Not surprisingly, the unions for public sector workers raised the specter of a national strike even before the report was published. Blaming the colossal budget shortfall on "massive waste" instead of the Keynesian myth that you can spend today and produce tomorrow, the situation is expected to grow worse due to rising unemployment and consequent increased demands for support payments. Using the figures provided by the Central Statistics Office of Ireland, the population in 2006 was 4,239,848. Borrowing of €400 million each week works out to just short of €95 each week per man, woman, and child in the Republic, or about €13.50 every day.
Remember: this is borrowing in excess of tax revenues collected, estimated in 2006 as €166 billion, or approximately €39,150 per capita, or nearly €110 per day for every man, woman, and child. (Not all of this is personal income tax, obviously, but, given that such things as corporate taxes and import duties are hidden taxes ultimately paid by the consumer, it is fair to include all tax revenues in the calculation.) Including government borrowing as an additional tax burden (which it is — on future generations) means that the total per capita tax burden is nearly €125 per day for each person, or €45,625 per annum . . . using figures generated at a time when Ireland was still being lauded as the "Celtic Tiger."

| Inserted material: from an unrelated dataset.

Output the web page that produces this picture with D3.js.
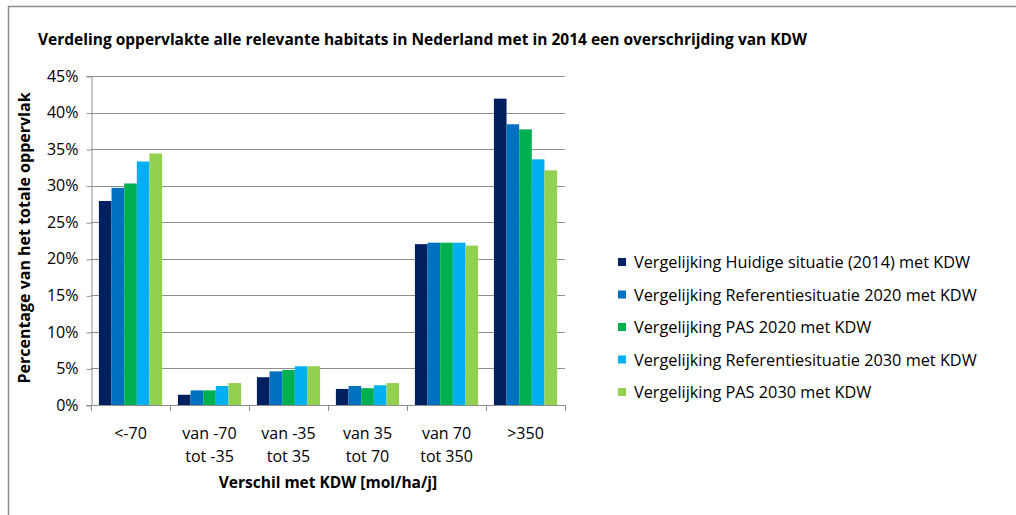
<!DOCTYPE html>
<html>
<head>
<meta charset="utf-8">
<script src="https://cdn.jsdelivr.net/npm/d3@7"></script>
<style>
  body { margin: 0; background: #fff; }
  svg { display: block; font-family: "Open Sans", sans-serif; }
</style>
</head>
<body>
<svg id="chart" width="1016" height="515"></svg>
<script>
// Chart data
const categories = [["<-70"], ["van -70", "tot -35"], ["van -35", "tot 35"], ["van 35", "tot 70"], ["van 70", "tot 350"], [">350"]];
const seriesNames = [
  "Vergelijking Huidige situatie (2014) met KDW",
  "Vergelijking Referentiesituatie 2020 met KDW",
  "Vergelijking PAS 2020 met KDW",
  "Vergelijking Referentiesituatie 2030 met KDW",
  "Vergelijking PAS 2030 met KDW"
];
const huidige2014 = [27.9, 1.4, 3.8, 2.2, 22.0, 41.9];
const referentie2020 = [29.7, 2.0, 4.6, 2.6, 22.2, 38.4];
const pas2020 = [30.3, 2.0, 4.8, 2.3, 22.2, 37.7];
const referentie2030 = [33.3, 2.6, 5.3, 2.7, 22.2, 33.6];
const pas2030 = [34.4, 3.0, 5.3, 3.0, 21.8, 32.1];
const seriesValues = [huidige2014, referentie2020, pas2020, referentie2030, pas2030];
const yTicks = [0, 5, 10, 15, 20, 25, 30, 35, 40, 45];
const colors = ["#002060", "#0070C0", "#00B050", "#00B0F0", "#92D050"];

const svg = d3.select("#chart");

// Outer frame
svg.append("rect")
  .attr("x", 8.5).attr("y", 6.5)
  .attr("width", 1020).attr("height", 520)
  .attr("fill", "none").attr("stroke", "#8c8c8c").attr("stroke-width", 1.5);

// Plot area
const plot = { left: 91, right: 565, top: 76, bottom: 405 };

const xCat = d3.scaleBand()
  .domain(d3.range(categories.length))
  .range([plot.left, plot.right]);

const xSeries = d3.scaleBand()
  .domain(d3.range(seriesNames.length))
  .range([0, xCat.bandwidth() * 0.8]);

const y = d3.scaleLinear()
  .domain([0, 45])
  .range([plot.bottom, plot.top]);

// Gridlines
svg.append("g")
  .selectAll("line")
  .data(yTicks.filter(d => d > 0))
  .join("line")
  .attr("x1", plot.left).attr("x2", plot.right)
  .attr("y1", d => Math.round(y(d)) + 0.5).attr("y2", d => Math.round(y(d)) + 0.5)
  .attr("stroke", "#8e8e8e").attr("stroke-width", 1);

// Bars
const groups = svg.append("g")
  .selectAll("g")
  .data(categories.map((c, i) => i))
  .join("g")
  .attr("transform", i => `translate(${xCat(i) + xCat.bandwidth() * 0.1},0)`);

groups.selectAll("rect")
  .data(i => seriesValues.map((vals, s) => ({ s, v: vals[i] })))
  .join("rect")
  .attr("x", d => xSeries(d.s))
  .attr("width", xSeries.bandwidth())
  .attr("y", d => y(d.v))
  .attr("height", d => y(0) - y(d.v))
  .attr("fill", d => colors[d.s]);

// Y axis
const yAxis = svg.append("g")
  .attr("transform", `translate(${plot.left + 0.5},0)`)
  .call(d3.axisLeft(y).tickValues(yTicks).tickFormat(d => d + "%").tickSize(5).tickPadding(8));
yAxis.select(".domain").attr("stroke", "#8e8e8e");
yAxis.selectAll("line").attr("stroke", "#8e8e8e").attr("transform", "translate(0,0.5)");
yAxis.selectAll("text").attr("fill", "#000").style("font-size", "16px").attr("font-family", "'Open Sans', sans-serif");

// X axis line with ticks on band boundaries
const xAxis = svg.append("g");
xAxis.append("line")
  .attr("x1", plot.left).attr("x2", plot.right)
  .attr("y1", plot.bottom + 0.5).attr("y2", plot.bottom + 0.5)
  .attr("stroke", "#8e8e8e");
xAxis.selectAll("line.tick")
  .data(d3.range(categories.length + 1))
  .join("line")
  .attr("class", "tick")
  .attr("x1", i => Math.round(plot.left + i * xCat.step()) + 0.5)
  .attr("x2", i => Math.round(plot.left + i * xCat.step()) + 0.5)
  .attr("y1", plot.bottom).attr("y2", plot.bottom + 6)
  .attr("stroke", "#8e8e8e");

// Category labels
const catLabels = svg.append("g")
  .selectAll("text")
  .data(categories)
  .join("text")
  .attr("x", (c, i) => xCat(i) + xCat.bandwidth() / 2)
  .attr("y", 439)
  .attr("text-anchor", "middle")
  .style("font-size", "16px")
  .attr("fill", "#000");
catLabels.selectAll("tspan")
  .data(d => d)
  .join("tspan")
  .attr("x", function () { return d3.select(this.parentNode).attr("x"); })
  .attr("dy", (d, i) => i === 0 ? 0 : 23)
  .text(d => d);

// Axis titles
svg.append("text")
  .attr("x", 328).attr("y", 488)
  .attr("text-anchor", "middle")
  .style("font-size", "15.5px").style("font-weight", "bold")
  .text("Verschil met KDW [mol/ha/j]");

svg.append("text")
  .attr("transform", "translate(30,238) rotate(-90)")
  .attr("text-anchor", "middle")
  .style("font-size", "16px").style("font-weight", "bold")
  .text("Percentage van het totale oppervlak");

// Chart title
svg.append("text")
  .attr("x", 38).attr("y", 45)
  .style("font-size", "15.5px").style("font-weight", "bold")
  .text("Verdeling oppervlakte alle relevante habitats in Nederland met in 2014 een overschrijding van KDW");

// Legend
const legend = svg.append("g")
  .selectAll("g")
  .data(seriesNames)
  .join("g")
  .attr("transform", (d, i) => `translate(618,${262 + i * 32.5})`);
legend.append("rect")
  .attr("x", 0).attr("y", -4)
  .attr("width", 8).attr("height", 8)
  .attr("fill", (d, i) => colors[i]);
legend.append("text")
  .attr("x", 16).attr("y", 6)
  .style("font-size", "16.3px")
  .attr("fill", "#000")
  .text(d => d);
</script>
</body>
</html>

€45,625 per capita is a fairly stiff tax burden, but a great many people (relatively speaking) pay much more than that in taxes. What does it mean? On investigation we find that per capita personal income for Ireland during the period was US $63,178. Converting that to Euros at the current exchange rate (July 20, 2009), we get €44,838.80 . . . and the unpleasant realization that the per capita effective tax burden in Ireland exceeds per capita income by €786.20 each year.
True, these figures are only rough approximations, but, in accordance with the Micawber Principle, it doesn't matter whether the amount by which annual expenditures exceed annual income is sixpence or €1,000, the fact remains that "you are for ever floored." Does that mean Ireland is finished? Not necessarily.
Ireland can always take the advice that Mr. Micawber gave to David Copperfield immediately prior to stating the "Micawber Principle" of never spending more than you take in: "Never do tomorrow what you can do today. Procrastination is the thief of time."
If anything is to be done, it must be done quickly, or the opportunity will pass. If the Irish government is waiting for "something to turn up" (of which they are, no doubt, in hourly expectation), it has already turned up, in the form of the Just Third Way and the Capital Homesteading proposal of the Center for Economic and Social Justice. It would be greatly to the advantage of the Irish government (to say nothing of the ordinary people of Ireland who might expect to have some claim to consideration) to study the Capital Homesteading proposal. At this point, they really don't have anything to lose, and everything to gain.